Ways to Improve the Proposed Rule
It’s a draft rule, so the final rule could be much improved. Here are some suggestions to the BLM directorate on how to improve it.
• Require field managers to actually (a) curtail abusive land management practices, and (b) designate and fully protect natural areas.
• Mandate specific levels and kinds of protections for ACECs everywhere and not limit it to discretion in the field.
• Expressly define particular kinds of ACECs, including but not limited to research natural areas, national natural landmarks, outstanding natural areas, forest carbon reserves, sagebrush sea preserves, municipal watershed areas, and intact landscape areas—and then require field managers to designate more of all of them and to protect all of them better.
• Protect mature and old-growth forests, as required by Biden’s executive order.
• Use FLPMA authority to define additional “multiple uses,” such as—to name a few—archeological, air and atmospheric, ecological, ecosystem carbon storage and sequestration, quiet, and darkness.
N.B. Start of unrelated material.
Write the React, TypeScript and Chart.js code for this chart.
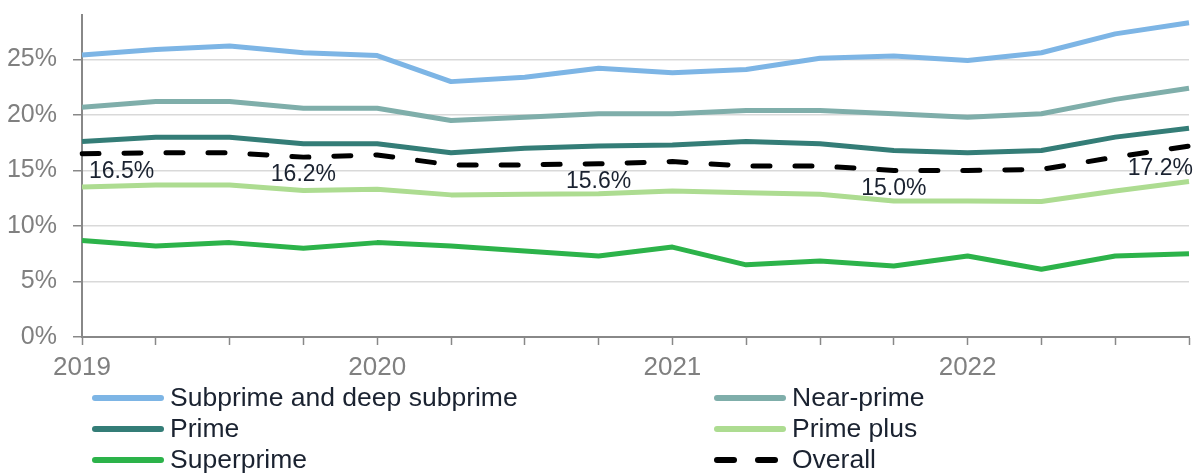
import React, { useEffect, useRef } from 'react';
import { Chart, registerables } from 'chart.js';

Chart.register(...registerables);

const FONT = "'Liberation Sans', Arial, sans-serif";

const quarters = [
  '2019 Q1', '2019 Q2', '2019 Q3', '2019 Q4',
  '2020 Q1', '2020 Q2', '2020 Q3', '2020 Q4',
  '2021 Q1', '2021 Q2', '2021 Q3', '2021 Q4',
  '2022 Q1', '2022 Q2', '2022 Q3', '2022 Q4',
];

const subprime = [25.4, 25.9, 26.2, 25.6, 25.35, 23.0, 23.4, 24.2, 23.8, 24.1, 25.1, 25.3, 24.9, 25.6, 27.3, 28.3];
const nearPrime = [20.7, 21.2, 21.2, 20.6, 20.6, 19.5, 19.8, 20.1, 20.1, 20.4, 20.4, 20.1, 19.8, 20.1, 21.4, 22.4];
const prime = [17.6, 18.0, 18.0, 17.4, 17.4, 16.6, 17.0, 17.2, 17.3, 17.6, 17.4, 16.8, 16.6, 16.8, 18.0, 18.8];
const primePlus = [13.5, 13.7, 13.7, 13.2, 13.3, 12.8, 12.85, 12.9, 13.15, 13.0, 12.85, 12.25, 12.25, 12.2, 13.15, 14.0];
const superprime = [8.7, 8.2, 8.5, 8.0, 8.5, 8.2, 7.75, 7.3, 8.1, 6.5, 6.85, 6.4, 7.3, 6.1, 7.3, 7.5];
const overall = [16.5, 16.6, 16.6, 16.2, 16.4, 15.5, 15.5, 15.6, 15.8, 15.4, 15.4, 15.0, 15.0, 15.1, 16.2, 17.2];

const labelledIndices = [0, 3, 7, 11, 15];
const yTickValues = [0, 5, 10, 15, 20, 25];

const seriesNames = ['Subprime and deep subprime', 'Near-prime', 'Prime', 'Prime plus', 'Superprime', 'Overall'];
const seriesColors = ['#7DB5E5', '#7FAEAA', '#347D77', '#ADDC91', '#2CB34A', '#000000'];
const seriesData = [subprime, nearPrime, prime, primePlus, superprime, overall];

const TEXT_DARK = '#1a2230';
const AXIS_GRAY = '#888888';

function lineYAt(points: any[], x: number): number {
  for (let k = 0; k < points.length - 1; k++) {
    const a = points[k];
    const b = points[k + 1];
    if (x >= a.x && x <= b.x) {
      const t = (x - a.x) / (b.x - a.x || 1);
      return a.y + (b.y - a.y) * t;
    }
  }
  return x < points[0].x ? points[0].y : points[points.length - 1].y;
}

const overallLabels = {
  id: 'overallLabels',
  afterDatasetsDraw(chart: any) {
    const meta = chart.getDatasetMeta(5);
    const pts = meta.data;
    const ctx = chart.ctx;
    ctx.save();
    ctx.font = `23px ${FONT}`;
    ctx.fillStyle = TEXT_DARK;
    ctx.textBaseline = 'middle';
    const last = overall.length - 1;
    labelledIndices.forEach((i) => {
      const pt = pts[i];
      if (!pt) return;
      const text = overall[i].toFixed(1) + '%';
      const w = ctx.measureText(text).width;
      let x = pt.x;
      let cx = pt.x;
      if (i === 0) {
        ctx.textAlign = 'left';
        x = pt.x + 7;
        cx = x + w / 2;
      } else if (i === last) {
        ctx.textAlign = 'right';
        x = pt.x + 4;
        cx = x - w / 2;
      } else {
        ctx.textAlign = 'center';
      }
      const baseY = lineYAt(pts, cx);
      ctx.fillText(text, x, baseY + 18);
    });
    ctx.restore();
  },
};

export default function App() {
  const ref = useRef<HTMLCanvasElement>(null);

  useEffect(() => {
    if (!ref.current) return;
    const chart = new Chart(ref.current, {
      type: 'line',
      data: {
        labels: quarters,
        datasets: seriesNames.map((name, i) => ({
          label: name,
          data: seriesData[i],
          borderColor: seriesColors[i],
          backgroundColor: seriesColors[i],
          borderWidth: 5,
          pointRadius: 0,
          pointHoverRadius: 0,
          tension: 0,
          fill: false,
          borderJoinStyle: 'round' as const,
          borderCapStyle: (i === 5 ? 'round' : 'butt') as any,
          borderDash: i === 5 ? [17, 25] : [],
          order: i === 5 ? 0 : 1,
        })),
      },
      options: {
        responsive: false,
        animation: false,
        devicePixelRatio: 1,
        layout: { padding: { left: 0, right: 9, top: 15, bottom: 86 } },
        plugins: {
          legend: { display: false },
          tooltip: { enabled: false },
        },
        scales: {
          x: {
            type: 'category',
            offset: false,
            border: { display: true, color: AXIS_GRAY, width: 2 },
            grid: {
              drawOnChartArea: false,
              drawTicks: true,
              tickLength: 8,
              tickColor: AXIS_GRAY,
              tickWidth: 1.5,
            },
            ticks: {
              autoSkip: false,
              maxRotation: 0,
              minRotation: 0,
              padding: 7,
              color: '#808080',
              font: { family: FONT, size: 26 },
              callback: (_v: any, idx: number) => {
                const q = quarters[idx];
                return q.endsWith('Q1') ? q.slice(0, 4) : '';
              },
            },
            afterFit: (s: any) => {
              s.height = 50;
              s.paddingLeft = 0;
              s.paddingRight = 0;
            },
          },
          y: {
            type: 'linear',
            min: 0,
            max: 29,
            border: { display: true, color: AXIS_GRAY, width: 2 },
            grid: {
              color: (c: any) => (c.tick && c.tick.value === 0 ? 'rgba(0,0,0,0)' : '#d9d9d9'),
              lineWidth: 1.5,
              drawTicks: true,
              tickLength: 9,
              tickColor: AXIS_GRAY,
              tickWidth: 1.5,
            },
            ticks: {
              padding: 16,
              color: '#808080',
              font: { family: FONT, size: 25 },
              callback: (v: any) => `${v}%`,
            },
            afterBuildTicks: (s: any) => {
              s.ticks = yTickValues.map((v) => ({ value: v }));
            },
            afterFit: (s: any) => {
              s.width = 82;
              s.paddingTop = 0;
              s.paddingBottom = 0;
            },
          },
        },
      } as any,
      plugins: [overallLabels],
    });
    return () => chart.destroy();
  }, []);

  const legendOrder = [0, 1, 2, 3, 4, 5];

  return (
    <div style={{ position: 'fixed', left: 0, top: 0, width: 1198, height: 473, background: '#ffffff', overflow: 'hidden' }}>
      <canvas ref={ref} width={1198} height={473} style={{ position: 'absolute', left: 0, top: 0, width: 1198, height: 473 }} />
      <div
        style={{
          position: 'absolute',
          left: 92,
          top: 382,
          display: 'grid',
          gridTemplateColumns: '622px auto',
          gridAutoRows: '31px',
          fontFamily: FONT,
          fontSize: 26.5,
          lineHeight: '31px',
          color: TEXT_DARK,
        }}
      >
        {legendOrder.map((i) => (
          <div key={i} style={{ display: 'flex', alignItems: 'center', height: 31, whiteSpace: 'nowrap' }}>
            <div style={{ width: 72, marginRight: 6, display: 'flex', alignItems: 'center', height: 6 }}>
              {i === 5 ? (
                <>
                  <div style={{ width: 23, height: 6, borderRadius: 3, background: seriesColors[i] }} />
                  <div style={{ width: 18 }} />
                  <div style={{ width: 23, height: 6, borderRadius: 3, background: seriesColors[i] }} />
                </>
              ) : (
                <div style={{ width: 72, height: 6, borderRadius: 3, background: seriesColors[i] }} />
              )}
            </div>
            <span>{seriesNames[i]}</span>
          </div>
        ))}
      </div>
    </div>
  );
}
• Quantify the “sustained yield” of all multiple uses as is already done for the multiple uses of timber (logging) and range (grazing). One cannot manage what one does not measure.
• Expressly define in the rule—as FLPMA requires—the “combination [of multiple uses] that will best meet the present and future needs of the American people.” Relying on the sum of decisions made by low-level bureaucrats in the field who are under immense pressure to defile nature (“I don’t want my kids beat up in school”) does not add up to what is in the national interest for BLM lands. Present and future needs include carbon storage and sequestration, where public lands can play a vital role in addressing climate change. Only 1.3 percent of the nation’s forage and feed for livestock come from public lands. Only 0.34 percent of the nation’s wood supply comes from BLM lands. Nonfederal lands could easily fill the voids, but nonfederal lands cannot fill the voids in biological diversity; only federal lands can.
• Require BLM field managers to establish new wilderness study areas as authorized by FLPMA.
• Ensure that any area of public lands established for conservation receives an FLPMA withdrawal from mining and other development. Where such withdrawals are not explicitly made, mining can occur in these areas without BLM approval.
• Additionally, ensure that any area of public lands established for conservation receives an FLPMA withdrawal for nature conservation and restoration. Where such withdrawals are not explicitly made, a subsequent hostile administration can easily gut any such protections.
What You Can Do
The BLM is now accepting public comments until June 20. Tell the BLM what you think by leaving a comment at regulation.gov.
For More Information
Bureau of Land Management. Undated. FACT SHEET: Proposed Public Lands Rule (pdf).
Federal Register. April 3, 2023. Conservation and Landscape Health: Proposed Rule.
Kerr, Andy. 2016. Abolish the BLM and Replace It with a U.S. Desert and Grassland Service. 2016. Public Lands Blog.The Larch Company.
———. 2016. The Constitutionality of Federal Public Lands. Public Lands Blog. The Larch Company.
———. 2017. BLM Areas of Critical Environmental Concern: Crown Jewels Open to Theft. Public Lands Blog. The Larch Company.
———. 2022. The Forested Estate of the Bureau of Land Management. Public Lands Blog. The Larch Company.
Bottom Line: The Biden administration could issue a final BLM conservation rule that truly aids conservation, but the draft rule is going to need a serious rewrite.